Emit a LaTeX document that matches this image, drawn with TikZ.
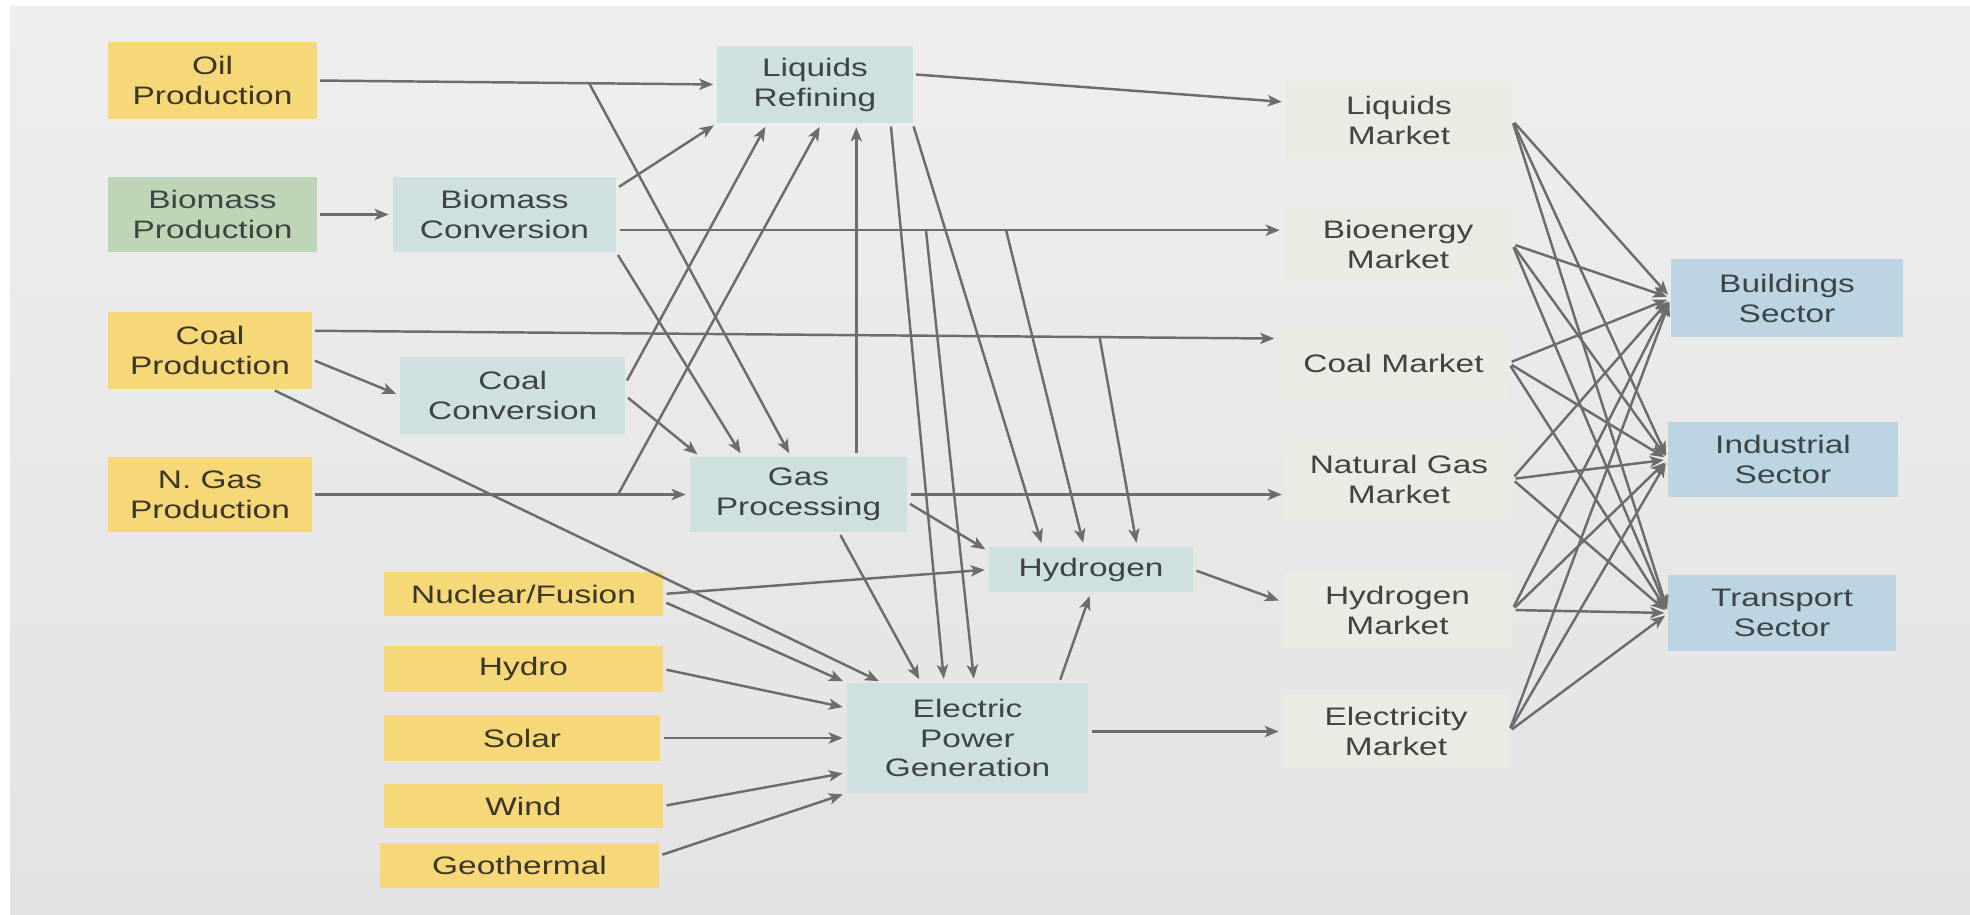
---
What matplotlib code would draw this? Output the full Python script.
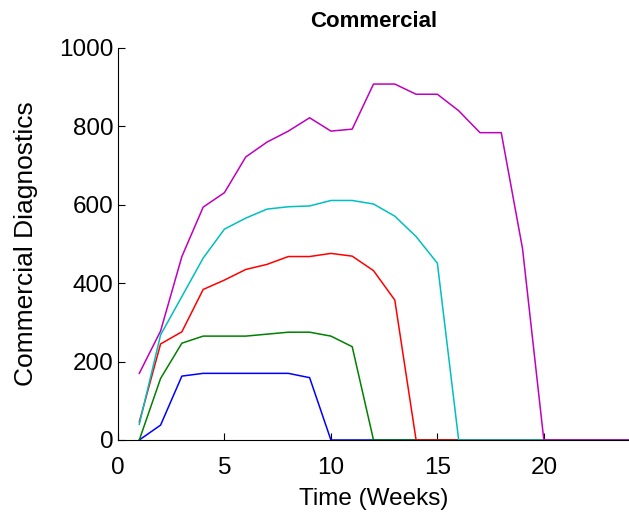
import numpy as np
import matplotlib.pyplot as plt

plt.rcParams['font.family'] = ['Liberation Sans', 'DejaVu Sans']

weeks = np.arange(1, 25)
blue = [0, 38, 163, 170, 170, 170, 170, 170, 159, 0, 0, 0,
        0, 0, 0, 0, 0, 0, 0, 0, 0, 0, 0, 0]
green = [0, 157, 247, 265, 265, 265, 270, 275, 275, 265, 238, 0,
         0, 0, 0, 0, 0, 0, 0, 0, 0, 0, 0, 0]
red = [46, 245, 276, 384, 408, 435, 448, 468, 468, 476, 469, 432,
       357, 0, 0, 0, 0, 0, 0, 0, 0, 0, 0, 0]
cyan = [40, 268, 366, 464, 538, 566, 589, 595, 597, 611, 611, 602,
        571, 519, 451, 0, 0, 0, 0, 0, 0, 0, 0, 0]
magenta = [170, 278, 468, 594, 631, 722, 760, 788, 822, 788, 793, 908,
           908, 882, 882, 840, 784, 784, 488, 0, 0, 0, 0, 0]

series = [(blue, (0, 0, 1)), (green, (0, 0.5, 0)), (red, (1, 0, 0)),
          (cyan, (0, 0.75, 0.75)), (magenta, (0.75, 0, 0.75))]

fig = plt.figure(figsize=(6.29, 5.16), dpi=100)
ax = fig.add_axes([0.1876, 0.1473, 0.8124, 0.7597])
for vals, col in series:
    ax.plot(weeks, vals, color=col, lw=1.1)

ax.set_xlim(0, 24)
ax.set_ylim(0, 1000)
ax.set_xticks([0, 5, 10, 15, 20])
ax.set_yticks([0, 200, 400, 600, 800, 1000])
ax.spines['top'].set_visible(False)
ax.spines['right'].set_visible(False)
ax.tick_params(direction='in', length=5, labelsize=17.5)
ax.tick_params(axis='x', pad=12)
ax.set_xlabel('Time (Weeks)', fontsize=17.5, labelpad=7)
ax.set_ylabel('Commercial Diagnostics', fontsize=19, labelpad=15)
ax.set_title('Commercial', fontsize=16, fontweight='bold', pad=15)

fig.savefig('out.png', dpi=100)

§ **TASK BRIEF**:
Copy nothing but the lines above that run from the one with "What matplotlib code" to the one with "ax.plot(weeks, vals, color=col, lw=1.1)", ends included; pictures stay out.

§ **REPLY TO THE EXERCISE**:
What matplotlib code would draw this? Output the full Python script.
import numpy as np
import matplotlib.pyplot as plt

plt.rcParams['font.family'] = ['Liberation Sans', 'DejaVu Sans']

weeks = np.arange(1, 25)
blue = [0, 38, 163, 170, 170, 170, 170, 170, 159, 0, 0, 0,
        0, 0, 0, 0, 0, 0, 0, 0, 0, 0, 0, 0]
green = [0, 157, 247, 265, 265, 265, 270, 275, 275, 265, 238, 0,
         0, 0, 0, 0, 0, 0, 0, 0, 0, 0, 0, 0]
red = [46, 245, 276, 384, 408, 435, 448, 468, 468, 476, 469, 432,
       357, 0, 0, 0, 0, 0, 0, 0, 0, 0, 0, 0]
cyan = [40, 268, 366, 464, 538, 566, 589, 595, 597, 611, 611, 602,
        571, 519, 451, 0, 0, 0, 0, 0, 0, 0, 0, 0]
magenta = [170, 278, 468, 594, 631, 722, 760, 788, 822, 788, 793, 908,
           908, 882, 882, 840, 784, 784, 488, 0, 0, 0, 0, 0]

series = [(blue, (0, 0, 1)), (green, (0, 0.5, 0)), (red, (1, 0, 0)),
          (cyan, (0, 0.75, 0.75)), (magenta, (0.75, 0, 0.75))]

fig = plt.figure(figsize=(6.29, 5.16), dpi=100)
ax = fig.add_axes([0.1876, 0.1473, 0.8124, 0.7597])
for vals, col in series:
    ax.plot(weeks, vals, color=col, lw=1.1)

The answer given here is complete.